REQUEST:
Below is a listing to write out in full, exactly as given, without its pictures.

:::::

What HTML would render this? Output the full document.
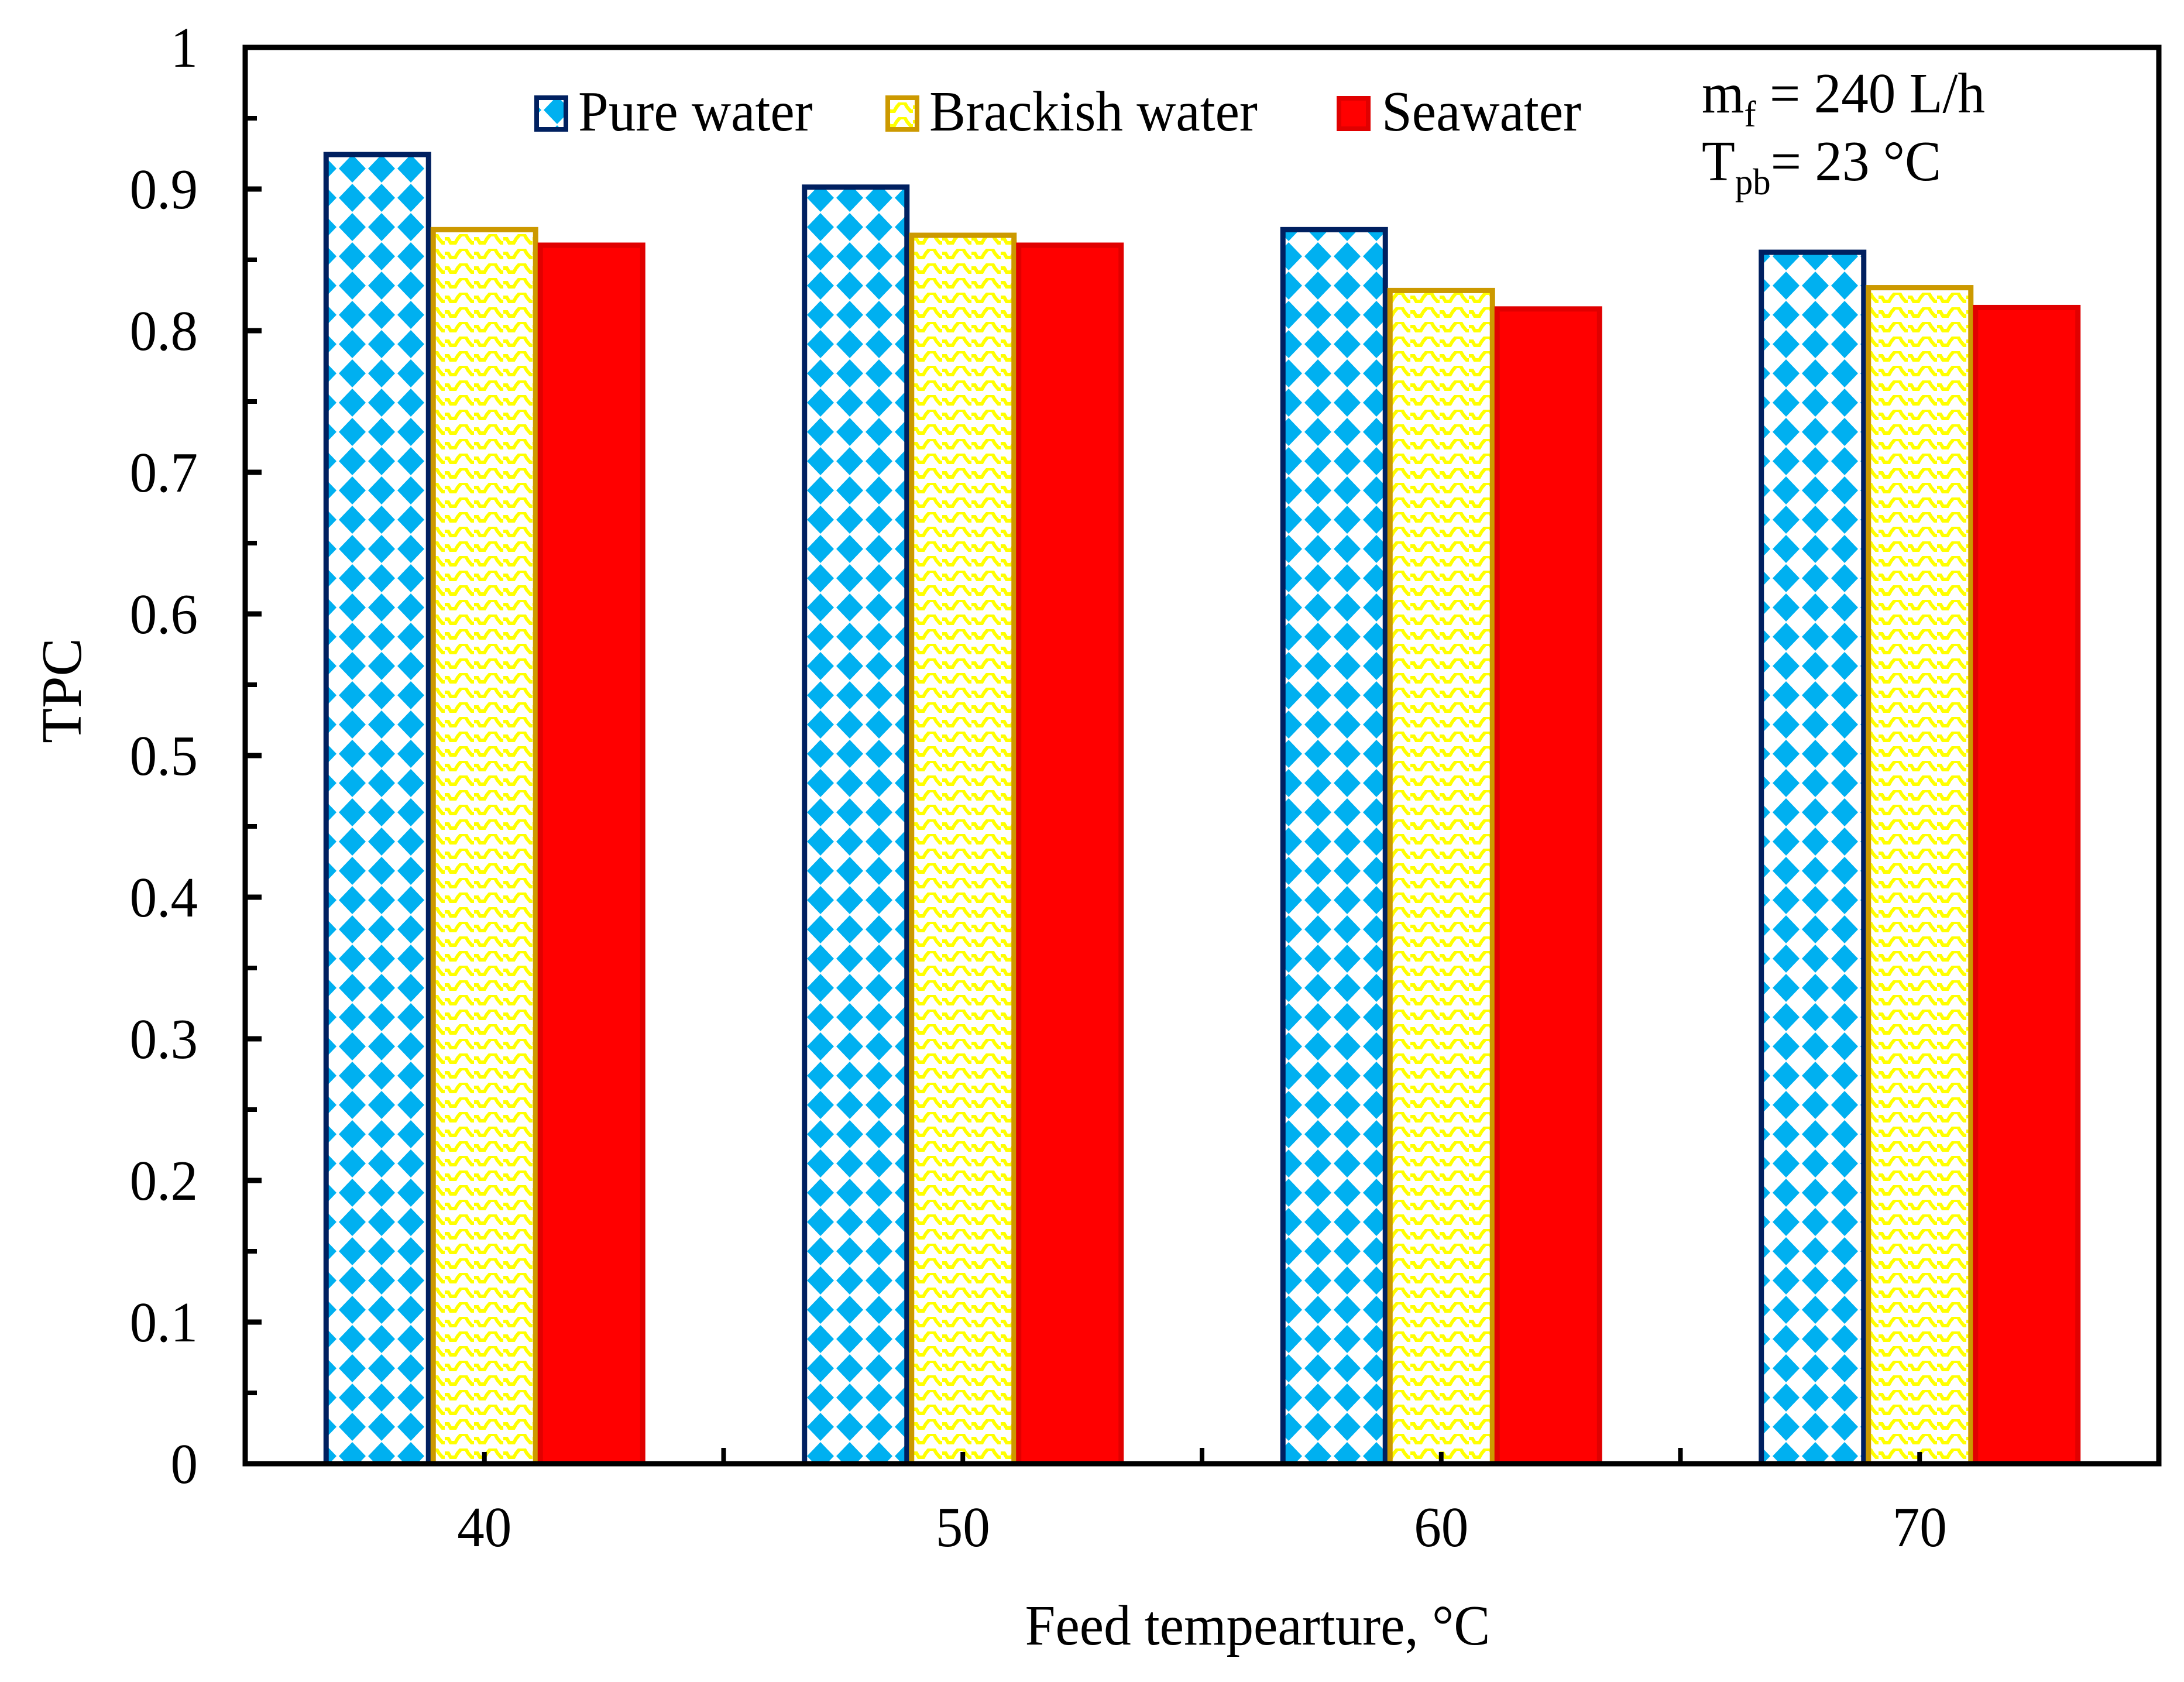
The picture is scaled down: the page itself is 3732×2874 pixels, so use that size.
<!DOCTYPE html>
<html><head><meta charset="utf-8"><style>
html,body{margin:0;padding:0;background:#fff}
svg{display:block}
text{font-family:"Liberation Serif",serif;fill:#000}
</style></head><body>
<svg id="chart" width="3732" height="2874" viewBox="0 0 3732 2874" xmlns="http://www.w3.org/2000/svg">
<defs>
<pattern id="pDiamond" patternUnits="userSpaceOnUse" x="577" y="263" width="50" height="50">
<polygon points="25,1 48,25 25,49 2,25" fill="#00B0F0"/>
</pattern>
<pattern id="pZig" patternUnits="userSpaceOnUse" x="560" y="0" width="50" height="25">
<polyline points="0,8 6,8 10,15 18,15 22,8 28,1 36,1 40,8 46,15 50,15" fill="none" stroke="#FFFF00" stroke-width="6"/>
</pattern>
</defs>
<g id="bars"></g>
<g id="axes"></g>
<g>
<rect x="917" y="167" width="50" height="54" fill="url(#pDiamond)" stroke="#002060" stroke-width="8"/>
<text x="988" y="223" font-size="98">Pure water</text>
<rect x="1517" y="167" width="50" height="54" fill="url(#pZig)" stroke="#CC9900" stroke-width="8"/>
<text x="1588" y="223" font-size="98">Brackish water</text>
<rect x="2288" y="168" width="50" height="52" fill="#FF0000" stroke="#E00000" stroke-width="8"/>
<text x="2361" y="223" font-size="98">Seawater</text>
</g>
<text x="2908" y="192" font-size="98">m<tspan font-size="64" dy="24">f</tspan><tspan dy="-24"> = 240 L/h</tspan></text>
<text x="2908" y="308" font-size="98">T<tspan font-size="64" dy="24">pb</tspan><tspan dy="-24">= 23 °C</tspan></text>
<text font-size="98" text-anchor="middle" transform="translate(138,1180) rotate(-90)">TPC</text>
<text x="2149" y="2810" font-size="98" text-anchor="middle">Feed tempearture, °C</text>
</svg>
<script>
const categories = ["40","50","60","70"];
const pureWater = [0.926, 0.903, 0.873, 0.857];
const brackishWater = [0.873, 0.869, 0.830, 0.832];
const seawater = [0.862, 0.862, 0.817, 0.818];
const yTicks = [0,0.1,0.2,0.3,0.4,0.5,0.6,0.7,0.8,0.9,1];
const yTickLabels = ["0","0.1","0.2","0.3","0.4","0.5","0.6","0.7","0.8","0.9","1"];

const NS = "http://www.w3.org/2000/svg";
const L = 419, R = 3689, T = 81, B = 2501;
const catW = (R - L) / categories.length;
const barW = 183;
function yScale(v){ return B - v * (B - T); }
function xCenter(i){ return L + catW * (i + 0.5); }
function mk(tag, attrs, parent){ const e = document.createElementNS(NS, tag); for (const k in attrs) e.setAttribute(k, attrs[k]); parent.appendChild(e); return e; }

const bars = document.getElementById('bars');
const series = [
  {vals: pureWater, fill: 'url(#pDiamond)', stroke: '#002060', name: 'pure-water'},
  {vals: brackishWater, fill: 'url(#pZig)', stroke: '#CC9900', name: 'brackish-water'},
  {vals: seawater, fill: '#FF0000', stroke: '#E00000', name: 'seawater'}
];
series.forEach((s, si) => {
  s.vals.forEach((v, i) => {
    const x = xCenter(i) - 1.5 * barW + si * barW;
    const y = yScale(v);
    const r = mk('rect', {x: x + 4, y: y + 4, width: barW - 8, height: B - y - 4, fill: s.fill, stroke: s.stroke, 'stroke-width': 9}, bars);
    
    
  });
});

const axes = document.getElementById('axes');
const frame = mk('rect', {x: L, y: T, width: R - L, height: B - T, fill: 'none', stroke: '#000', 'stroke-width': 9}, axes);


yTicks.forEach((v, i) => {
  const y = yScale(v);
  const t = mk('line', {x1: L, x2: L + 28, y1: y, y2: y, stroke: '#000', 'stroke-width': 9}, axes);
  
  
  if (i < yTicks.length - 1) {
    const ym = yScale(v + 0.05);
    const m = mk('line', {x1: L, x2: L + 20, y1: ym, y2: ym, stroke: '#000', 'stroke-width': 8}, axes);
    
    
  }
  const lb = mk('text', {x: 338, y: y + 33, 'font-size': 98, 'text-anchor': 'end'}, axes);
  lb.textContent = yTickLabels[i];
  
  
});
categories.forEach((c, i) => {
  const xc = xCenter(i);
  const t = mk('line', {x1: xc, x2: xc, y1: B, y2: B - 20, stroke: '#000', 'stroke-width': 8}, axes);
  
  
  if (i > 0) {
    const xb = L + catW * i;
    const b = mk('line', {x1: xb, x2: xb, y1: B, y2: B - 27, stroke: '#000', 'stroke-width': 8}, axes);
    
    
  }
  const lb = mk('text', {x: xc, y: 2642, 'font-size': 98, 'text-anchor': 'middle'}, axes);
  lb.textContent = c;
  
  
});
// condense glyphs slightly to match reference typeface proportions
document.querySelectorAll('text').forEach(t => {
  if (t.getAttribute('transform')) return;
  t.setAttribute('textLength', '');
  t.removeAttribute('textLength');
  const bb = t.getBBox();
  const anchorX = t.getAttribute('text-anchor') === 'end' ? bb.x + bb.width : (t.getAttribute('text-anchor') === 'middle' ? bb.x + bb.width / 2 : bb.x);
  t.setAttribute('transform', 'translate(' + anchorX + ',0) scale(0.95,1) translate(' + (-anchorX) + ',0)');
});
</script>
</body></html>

:::::

EXERCISE ANSWER:
What HTML would render this? Output the full document.
The picture is scaled down: the page itself is 3732×2874 pixels, so use that size.
<!DOCTYPE html>
<html><head><meta charset="utf-8"><style>
html,body{margin:0;padding:0;background:#fff}
svg{display:block}
text{font-family:"Liberation Serif",serif;fill:#000}
</style></head><body>
<svg id="chart" width="3732" height="2874" viewBox="0 0 3732 2874" xmlns="http://www.w3.org/2000/svg">
<defs>
<pattern id="pDiamond" patternUnits="userSpaceOnUse" x="577" y="263" width="50" height="50">
<polygon points="25,1 48,25 25,49 2,25" fill="#00B0F0"/>
</pattern>
<pattern id="pZig" patternUnits="userSpaceOnUse" x="560" y="0" width="50" height="25">
<polyline points="0,8 6,8 10,15 18,15 22,8 28,1 36,1 40,8 46,15 50,15" fill="none" stroke="#FFFF00" stroke-width="6"/>
</pattern>
</defs>
<g id="bars"></g>
<g id="axes"></g>
<g>
<rect x="917" y="167" width="50" height="54" fill="url(#pDiamond)" stroke="#002060" stroke-width="8"/>
<text x="988" y="223" font-size="98">Pure water</text>
<rect x="1517" y="167" width="50" height="54" fill="url(#pZig)" stroke="#CC9900" stroke-width="8"/>
<text x="1588" y="223" font-size="98">Brackish water</text>
<rect x="2288" y="168" width="50" height="52" fill="#FF0000" stroke="#E00000" stroke-width="8"/>
<text x="2361" y="223" font-size="98">Seawater</text>
</g>
<text x="2908" y="192" font-size="98">m<tspan font-size="64" dy="24">f</tspan><tspan dy="-24"> = 240 L/h</tspan></text>
<text x="2908" y="308" font-size="98">T<tspan font-size="64" dy="24">pb</tspan><tspan dy="-24">= 23 °C</tspan></text>
<text font-size="98" text-anchor="middle" transform="translate(138,1180) rotate(-90)">TPC</text>
<text x="2149" y="2810" font-size="98" text-anchor="middle">Feed tempearture, °C</text>
</svg>
<script>
const categories = ["40","50","60","70"];
const pureWater = [0.926, 0.903, 0.873, 0.857];
const brackishWater = [0.873, 0.869, 0.830, 0.832];
const seawater = [0.862, 0.862, 0.817, 0.818];
const yTicks = [0,0.1,0.2,0.3,0.4,0.5,0.6,0.7,0.8,0.9,1];
const yTickLabels = ["0","0.1","0.2","0.3","0.4","0.5","0.6","0.7","0.8","0.9","1"];

const NS = "http://www.w3.org/2000/svg";
const L = 419, R = 3689, T = 81, B = 2501;
const catW = (R - L) / categories.length;
const barW = 183;
function yScale(v){ return B - v * (B - T); }
function xCenter(i){ return L + catW * (i + 0.5); }
function mk(tag, attrs, parent){ const e = document.createElementNS(NS, tag); for (const k in attrs) e.setAttribute(k, attrs[k]); parent.appendChild(e); return e; }

const bars = document.getElementById('bars');
const series = [
  {vals: pureWater, fill: 'url(#pDiamond)', stroke: '#002060', name: 'pure-water'},
  {vals: brackishWater, fill: 'url(#pZig)', stroke: '#CC9900', name: 'brackish-water'},
  {vals: seawater, fill: '#FF0000', stroke: '#E00000', name: 'seawater'}
];
series.forEach((s, si) => {
  s.vals.forEach((v, i) => {
    const x = xCenter(i) - 1.5 * barW + si * barW;
    const y = yScale(v);
    const r = mk('rect', {x: x + 4, y: y + 4, width: barW - 8, height: B - y - 4, fill: s.fill, stroke: s.stroke, 'stroke-width': 9}, bars);
    
    
  });
});

const axes = document.getElementById('axes');
const frame = mk('rect', {x: L, y: T, width: R - L, height: B - T, fill: 'none', stroke: '#000', 'stroke-width': 9}, axes);


yTicks.forEach((v, i) => {
  const y = yScale(v);
  const t = mk('line', {x1: L, x2: L + 28, y1: y, y2: y, stroke: '#000', 'stroke-width': 9}, axes);
  
  
  if (i < yTicks.length - 1) {
    const ym = yScale(v + 0.05);
    const m = mk('line', {x1: L, x2: L + 20, y1: ym, y2: ym, stroke: '#000', 'stroke-width': 8}, axes);
    
    
  }
  const lb = mk('text', {x: 338, y: y + 33, 'font-size': 98, 'text-anchor': 'end'}, axes);
  lb.textContent = yTickLabels[i];
  
  
});
categories.forEach((c, i) => {
  const xc = xCenter(i);
  const t = mk('line', {x1: xc, x2: xc, y1: B, y2: B - 20, stroke: '#000', 'stroke-width': 8}, axes);
  
  
  if (i > 0) {
    const xb = L + catW * i;
    const b = mk('line', {x1: xb, x2: xb, y1: B, y2: B - 27, stroke: '#000', 'stroke-width': 8}, axes);
    
    
  }
  const lb = mk('text', {x: xc, y: 2642, 'font-size': 98, 'text-anchor': 'middle'}, axes);
  lb.textContent = c;
  
  
});
// condense glyphs slightly to match reference typeface proportions
document.querySelectorAll('text').forEach(t => {
  if (t.getAttribute('transform')) return;
  t.setAttribute('textLength', '');
  t.removeAttribute('textLength');
  const bb = t.getBBox();
  const anchorX = t.getAttribute('text-anchor') === 'end' ? bb.x + bb.width : (t.getAttribute('text-anchor') === 'middle' ? bb.x + bb.width / 2 : bb.x);
  t.setAttribute('transform', 'translate(' + anchorX + ',0) scale(0.95,1) translate(' + (-anchorX) + ',0)');
});
</script>
</body></html>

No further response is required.